#### [DATASET RECORDS]
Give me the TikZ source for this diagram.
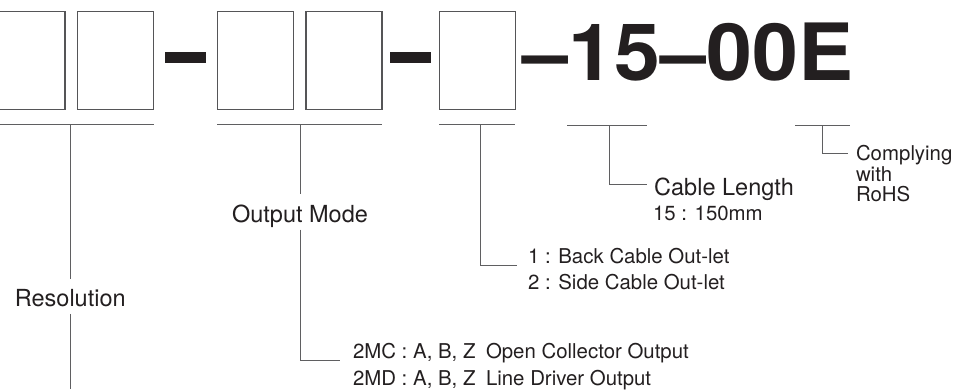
\documentclass[tikz,border=0pt]{standalone}
\usepackage{fontspec}
\setmainfont{TeX Gyre Heros}
\usetikzlibrary{positioning,calc}
\definecolor{inkdark}{RGB}{35,31,32}
\definecolor{boxgray}{RGB}{85,85,87}
\definecolor{rulegray}{RGB}{95,95,97}

\begin{document}
\begin{tikzpicture}[
    x=1pt, y=-1pt,
    digit/.style={rectangle, draw=boxgray, line width=1.1pt, outer sep=0pt,
                  inner sep=0pt, minimum width=76pt, minimum height=98.5pt},
    hyphen/.style={rectangle, fill=inkdark, outer sep=0pt, inner sep=0pt,
                   minimum width=41pt, minimum height=11.6pt},
    leadline/.style={draw=rulegray, line width=1pt},
    heading/.style={inner sep=0pt, text=inkdark, font=\fontsize{23.5}{27}\selectfont},
    cutlabel/.style={heading, text height=21pt, text depth=0pt, inner ysep=7pt},
    detail/.style={inner sep=0pt, text=inkdark, font=\fontsize{20.4}{24}\selectfont}
]
\useasboundingbox (0,0) rectangle (960,389);

% code boxes
\node[digit] (res1) at (27,60.3) {};
\node[digit, right=12.7pt of res1] (res2) {};
\node[digit, right=63.6pt of res2] (mode1) {};
\node[digit, right=12.7pt of mode1] (mode2) {};
\node[digit, right=57.3pt of mode2] (outlet) {};
\node[hyphen, yshift=2.8pt] (sep1) at ($(res2.east)!0.5!(mode1.west)$) {};
\node[hyphen, yshift=2.8pt] (sep2) at ($(mode2.east)!0.5!(outlet.west)$) {};

\node[anchor=base west, inner sep=0pt, text=inkdark,
      font=\fontsize{79}{79}\selectfont\bfseries] (partno) at (522.7,80)
    {\scalebox{1.045}[1]{–15–00E}};

% underlines
\draw[leadline] ([yshift=-15.3pt]res1.south west) -- ([yshift=-15.3pt]res2.south east);
\draw[leadline] ([yshift=-15.3pt]mode1.south west) -- ([yshift=-15.3pt]mode2.south east);
\draw[leadline] ([yshift=-15.3pt]outlet.south west) -- ([yshift=-15.3pt]outlet.south east);
\draw[leadline] (567.3,125) -- (646.7,125);
\draw[leadline] (795,125) -- (850,125);

\coordinate (resTop) at (70.3,125);
\coordinate (resEnd) at (70.3,389);
\coordinate (modeTop) at (300,125);
\coordinate (outTop) at (480,125);
\coordinate (lenTop) at (609.3,125);
\coordinate (rohsTop) at (822,125);

% labels
\node[cutlabel, anchor=base] (res) at (70.3,306.7) {Resolution};
\node[cutlabel, anchor=base] (mode) at (300,222.3) {Output Mode};

\node[detail, inner xsep=12.8pt, anchor=base west] (mc) at (340,358.3)
    {2MC : A, B, Z\hspace{10.5pt}Open Collector Output};
\node[detail, inner xsep=12.8pt, anchor=base west] (md) at ([yshift=-26.7pt]mc.base west)
    {2MD : A, B, Z\hspace{10.5pt}Line Driver Output};

\node[detail, inner xsep=11.25pt, anchor=base west] (out1) at (516.7,263)
    {1 : Back Cable Out-let};
\node[detail, inner xsep=11.25pt, anchor=base west] (out2) at ([yshift=-26.5pt]out1.base west)
    {2 : Side Cable Out-let};

\node[heading, inner xsep=7.3pt, text height=21pt, text depth=0pt,
      anchor=base west] (len) at (646.7,195) {Cable Length};
\node[detail, anchor=base west] (lenval) at (652.9,220) {15 : 150mm};

\node[detail, inner xsep=7.5pt, text height=15pt, text depth=0pt,
      anchor=base west] (rohs1) at (848.3,160.7) {Complying};
\node[detail, inner xsep=7.5pt, anchor=base west] (rohs2) at ([yshift=-20.5pt]rohs1.base west) {with};
\node[detail, inner xsep=7.5pt, anchor=base west] (rohs3) at ([yshift=-20.5pt]rohs2.base west) {RoHS};

% leaders
\draw[leadline] (resTop) -- (res);
\draw[leadline] (res) -- (resEnd);
\draw[leadline] (modeTop) -- (mode);
\draw[leadline] (mode) |- ([yshift=-2.4pt]mc.base west);
\draw[leadline] (outTop) |- ([yshift=-2.3pt]out1.base west);
\draw[leadline] (lenTop) |- (len.west);
\draw[leadline] (rohsTop) |- (rohs1.west);

\end{tikzpicture}
\end{document}
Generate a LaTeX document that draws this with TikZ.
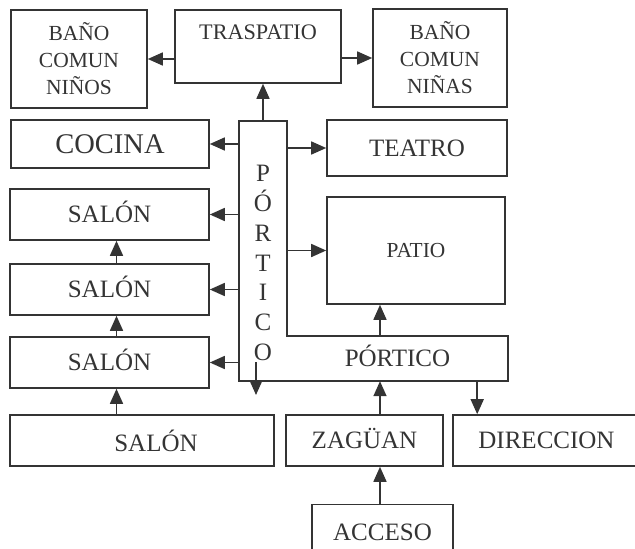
\documentclass[tikz,border=0pt]{standalone}
\usepackage{fontspec}
\setmainfont{Liberation Serif}
\usetikzlibrary{arrows.meta}
\definecolor{ink}{RGB}{52,52,52}

\begin{document}
\begin{tikzpicture}[x = 1pt, y = -1pt, color = ink,
	room/.style = {draw = ink, line width = 1.6pt, inner sep = 0pt,
				   text height = 16.5pt, text depth = 0pt},
	wall/.style = {draw = ink, line width = 1.6pt, line join = miter},
	arr/.style = {draw = ink, line width = 1.6pt,
				  -{Triangle[length = 15pt, width = 13pt]}},
	big/.style = {font = \fontsize{25}{29}\selectfont},
	small/.style = {font = \fontsize{21.5}{27}\selectfont, align = center,
					text height = {}, text depth = {}},
	every label/.style = {inner sep = 0pt, text = ink}]
	\useasboundingbox (0,0) rectangle (635,549);

	% upper row
	\draw (79,59) node[room, small,
					 minimum width = 136pt,
					 minimum height = 98pt](Ninos) {BAÑO\\COMUN\\NIÑOS};
	\draw (258,46.5) node[room,
					 minimum width = 166pt,
					 minimum height = 73pt,
					 label = {[anchor = north, yshift = -15pt,
							   font = \fontsize{22.2}{26}\selectfont]north:TRASPATIO}](Traspatio) {};
	\draw (440,58) node[room, small,
					 minimum width = 134pt,
					 minimum height = 98pt](Ninas) {BAÑO\\COMUN\\NIÑAS};

	% left column
	\draw (110,144) node[room,
					 font = \fontsize{28.5}{32}\selectfont,
					 text height = 18.9pt,
					 minimum width = 198pt,
					 minimum height = 48pt](Cocina) {COCINA};
	\draw (109.5,214.5) node[room, big,
					 minimum width = 199pt,
					 minimum height = 51pt](SalonA) {SALÓN};
	\draw (109.5,289.5) node[room, big,
					 minimum width = 199pt,
					 minimum height = 51pt](SalonB) {SALÓN};
	\draw (109.5,362.5) node[room, big,
					 minimum width = 199pt,
					 minimum height = 51pt](SalonC) {SALÓN};
	\draw (142,440.5) node[room,
					 minimum width = 264pt,
					 minimum height = 51pt,
					 label = {[big, xshift = 14pt]center:SALÓN}](SalonD) {};

	% right column
	\draw (417,148) node[room, big,
					 minimum width = 180pt,
					 minimum height = 56pt](Teatro) {TEATRO};
	\draw (416,250.5) node[room,
					 font = \fontsize{21.4}{25}\selectfont,
					 text height = 14.2pt,
					 minimum width = 178pt,
					 minimum height = 107pt](Patio) {PATIO};

	% portico (L shape)
	\draw (263,251) node[inner sep = 0pt,
					 minimum width = 48pt,
					 minimum height = 260pt,
					 label = {[font = \fontsize{25}{29.7}\selectfont, align = center,
							   yshift = -12pt]center:P\\Ó\\R\\T\\I\\C\\O}](Pv) {};
	\draw (397.5,358.5) node[inner sep = 0pt,
					 big,
					 text height = 16.5pt, text depth = 0pt,
					 minimum width = 221pt,
					 minimum height = 45pt](Ph) {PÓRTICO};
	\draw[wall] (Pv.north west) -- (Pv.north east) -- (Pv.east |- Ph.north)
		-- (Ph.north east) -- (Ph.south east) -- (Pv.south west) -- cycle;

	% bottom row
	\draw (364.5,440.5) node[room, big,
					 minimum width = 157pt,
					 minimum height = 51pt](Zaguan) {ZAGÜAN};
	\draw (546.5,440.5) node[room, big,
					 minimum width = 187pt,
					 minimum height = 51pt](Direccion) {DIRECCION};
	\draw (382.5,532) node[room, big,
					 minimum width = 141pt,
					 minimum height = 55pt](Acceso) {ACCESO};

	\coordinate (Axis) at (380,0);
	\coordinate (Drop) at (256,362);
	\coordinate (DropEnd) at (256,395);

	\draw[arr] (Traspatio.west |- Ninos) -- (Ninos.east);
	\draw[arr] (Traspatio.east |- Ninas) -- (Ninas.west);
	\draw[arr] (Pv.north) -- (Pv.north |- Traspatio.south);

	\draw[arr] (Pv.west |- Cocina) -- (Cocina.east);
	\draw[arr] (Pv.west |- SalonA) -- (SalonA.east);
	\draw[arr] (Pv.west |- SalonB) -- (SalonB.east);
	\draw[arr] (Pv.west |- SalonC) -- (SalonC.east);
	\draw[arr] (Pv.east |- Teatro) -- (Teatro.west);
	\draw[arr] (Pv.east |- Patio) -- (Patio.west);

	\draw[arr] ([xshift = 7pt]SalonB.north) -- ([xshift = 7pt]SalonA.south);
	\draw[arr] ([xshift = 7pt]SalonC.north) -- ([xshift = 7pt]SalonB.south);
	\draw[arr] ([xshift = 7pt]SalonD.north -| SalonC) -- ([xshift = 7pt]SalonC.south);

	\draw[arr] (Axis |- Ph.north) -- (Axis |- Patio.south);
	\draw[arr] (Axis |- Zaguan.north) -- (Axis |- Ph.south);
	\draw[arr] (Axis |- Acceso.north) -- (Axis |- Zaguan.south);
	\draw[arr] ([xshift = -31pt]Ph.south east) -- ([xshift = -31pt]Ph.south east |- Direccion.north);
	\draw[arr] (Drop) -- (DropEnd);

\end{tikzpicture}
\end{document}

#### [WRITTEN EXERCISE]
Check each line above for the word "this", and copy the lines where it appears.

#### [SOLUTION TO THE EXERCISE]
Give me the TikZ source for this diagram.
Generate a LaTeX document that draws this with TikZ.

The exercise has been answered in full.